The RAN served on the frontlines of World War I, supporting Australian landings in the invasion of the German New Guinea colonies and attacking the Ottomans Navy in the Sea of Marmora during the Gallipoli Campaign. HMAS Sydney faced off alone against SMS Emden in the middle of the Indian Ocean and won, scoring the first victory of the RAN, and later HMAS Australia fought at the Battle of Jutland. After the war, the RAN like many other navies was subject to the Washington Naval Treaty of 1922, losing their only battlecruiser, but gaining several pre-WW1 submarines and destroyers.
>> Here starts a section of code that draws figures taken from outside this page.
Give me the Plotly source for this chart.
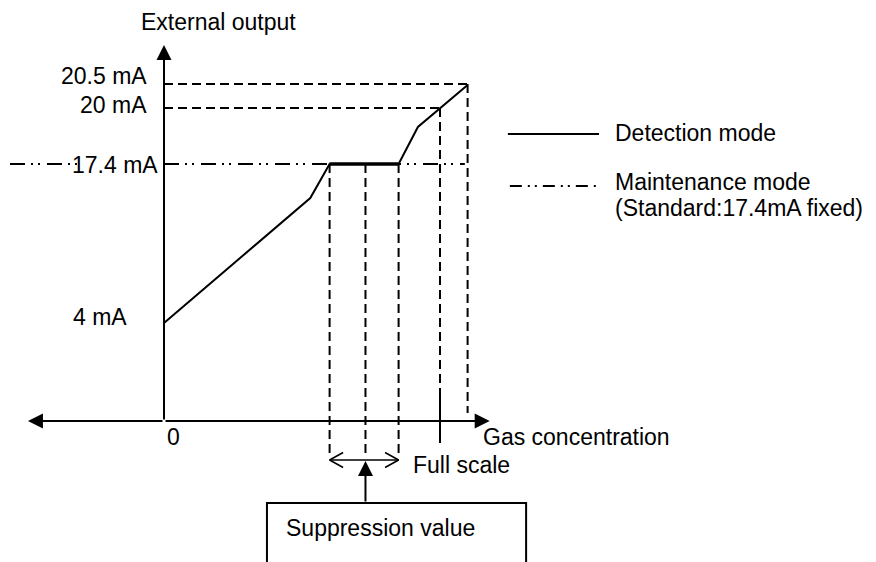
import plotly.graph_objects as go

# ---------------- data (diagram units) ----------------
# x: gas concentration in % of full scale; y: drawn output level (diagram position)
level_labels = ["4 mA", "17.4 mA", "20 mA", "20.5 mA"]
level_pos = [98, 257, 313, 337]

detection_x = [0, 53, 60, 85, 92, 100, 110]
detection_y = [98, 223, 257, 257, 294, 313, 336]

suppression_x = [60, 73, 85]      # lower limit, suppression value, upper limit
full_scale_x = 100
over_range_x = 110

x_axis_ends = [-49.3, 118]
y_axis_top = 376
maint_x_ends = [-55.8, 109]

FONT = "Arial, Liberation Sans, sans-serif"
FS = 23
BLACK = "#000000"
DASH = "9px,5px"
DASHDOT = "15px,6px,2px,5px,2px,7px"

fig = go.Figure()

def line(xs, ys, width=2, dash="solid"):
    fig.add_trace(go.Scatter(x=xs, y=ys, mode="lines",
                             line=dict(color=BLACK, width=width, dash=dash),
                             hoverinfo="skip", showlegend=False))

y4, y174, y20, y205 = level_pos

# maintenance mode dash-dot line (broken behind the 17.4 mA label)
line([maint_x_ends[0], -30, None, 0, maint_x_ends[1]],
     [y174, y174, None, y174, y174], width=2, dash=DASHDOT)

# dashed guide lines
line([0, over_range_x], [y205, y205], dash=DASH)
line([0, full_scale_x], [y20, y20], dash=DASH)
for sx in suppression_x:
    line([sx, sx], [y174, -37], dash=DASH)
line([full_scale_x, full_scale_x], [y20, 28], dash=DASH)
line([over_range_x, over_range_x], [y205, 8], dash=DASH)
# full scale tick
line([full_scale_x, full_scale_x], [28, -22], width=2)

# detection curve
line(detection_x, detection_y, width=2)
# overlapping flat part appears bold
line(detection_x[2:4], detection_y[2:4], width=3.5)

# double-headed range arrow (open chevrons)
ya = -39
line([suppression_x[0], suppression_x[2]], [ya, ya], width=1.5)
line([suppression_x[0] + 4.9, suppression_x[0], suppression_x[0] + 4.9],
     [ya + 7.5, ya, ya - 7.5], width=1.5)
line([suppression_x[2] - 4.9, suppression_x[2], suppression_x[2] - 4.9],
     [ya + 7.5, ya, ya - 7.5], width=1.5)

# legend samples
line([124.6, 157.6], [287, 287], width=2)
line([125.3, 157.6], [235, 235], width=2, dash="12px,6px,2px,5px,2px,6px")

annotations = []

def arrow(x, y, ax, ay, size=1.5, width=2):
    annotations.append(dict(x=x, y=y, ax=ax, ay=ay, xref="x", yref="y",
                            axref="x", ayref="y", text="", showarrow=True,
                            arrowhead=2, arrowsize=size, arrowwidth=width,
                            arrowcolor=BLACK, standoff=0, startstandoff=0))

# axes
arrow(x_axis_ends[1], 0, 0, 0)
arrow(x_axis_ends[0], 0, 0, 0)
arrow(0, y_axis_top, 0, 0)
# suppression value pointer
arrow(suppression_x[1], -40, suppression_x[1], -82)

def text(x, y, s, xanchor="left", yanchor="middle"):
    annotations.append(dict(x=x, y=y, xref="x", yref="y", text=s,
                            showarrow=False, xanchor=xanchor, yanchor=yanchor,
                            font=dict(family=FONT, size=FS, color=BLACK)))

text(19.9, 399, "External output", xanchor="center")
text(-12.6, y4 + 6, level_labels[0], xanchor="right")
text(-1.6, y174 - 1, level_labels[1], xanchor="right")
text(-5.5, y20 + 3, level_labels[2], xanchor="right")
text(-5.5, y205 + 8, level_labels[3], xanchor="right")
text(3.3, -16, "0", xanchor="center")
text(114.8, -16, "Gas concentration")
text(89.4, -44, "Full scale")
text(43.5, -107, "Suppression value")
text(162.7, 288, "Detection mode")
text(162.7, 239, "Maintenance mode")
text(162.7, 213, "(Standard:17.4mA fixed)")

# page body has an 8px margin: the figure covers page pixels 8..876 / 8..562
fig.update_layout(
    width=868, height=554, autosize=False,
    margin=dict(l=0, r=0, t=0, b=0),
    paper_bgcolor="white", plot_bgcolor="white",
    xaxis=dict(range=[-56.52, 257.97], visible=False, fixedrange=True),
    yaxis=dict(range=[-141, 413], visible=False, fixedrange=True),
    annotations=annotations,
    shapes=[dict(type="rect", xref="x", yref="y", x0=37.3, x1=131.2,
                 y0=-160, y1=-82, line=dict(color=BLACK, width=2),
                 fillcolor="rgba(0,0,0,0)")],
    showlegend=False,
)

fig.write_html("out.html")
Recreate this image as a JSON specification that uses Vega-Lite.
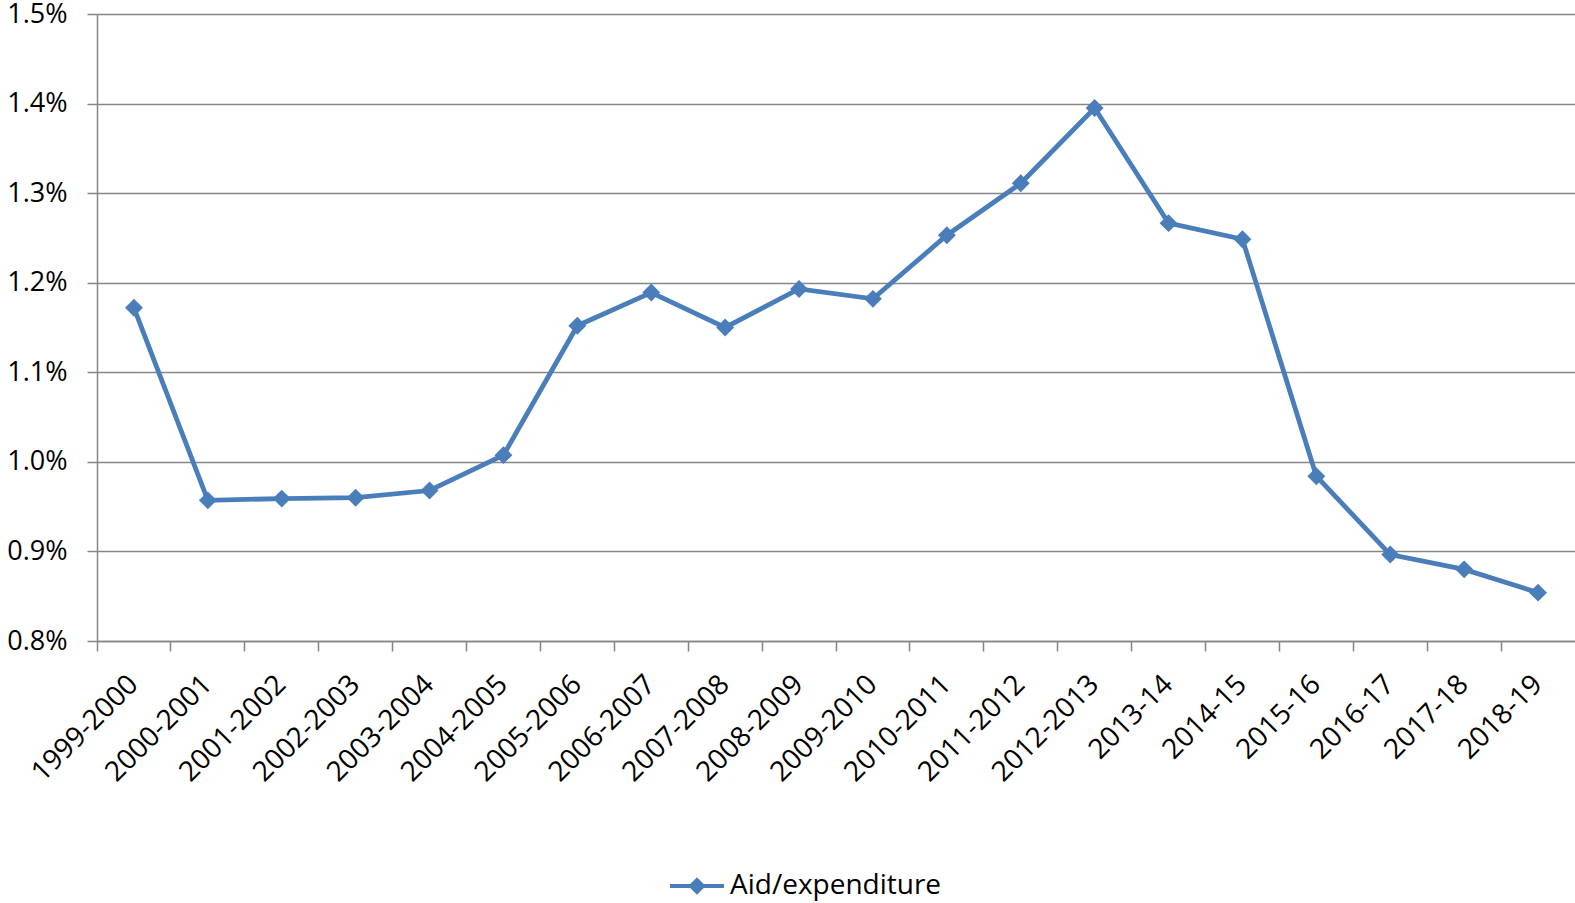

During the inter-war period, older ships were sold for scrap while newer heavy cruisers, light cruisers, submarines, destroyers, and a seaplane carrier found their way into the RAN. Hampered by the inter-war disarmament policies due to the shifting economic and political situations, the RAN rose once again to fight in World War II. During 1940, the RAN distinguished itself in the Mediterranean with the famous destroyers of the ‘Scrap Iron Flotilla’, later returning to defend Australia itself when war broke out in the Pacific and enemy ships prowled Australian waters, fighting against the encroaching Empire of Japan as close to home as the Coral Sea.
Since the end of the Second World War, the Royal Australian Navy has served in operations from the Korean Theatre to East Timor, focusing on protecting Australia’s interests in the South-West Pacific region and peacekeeping around the globe with a 50-strong fleet of modern destroyers, frigates, submarines, and auxiliaries.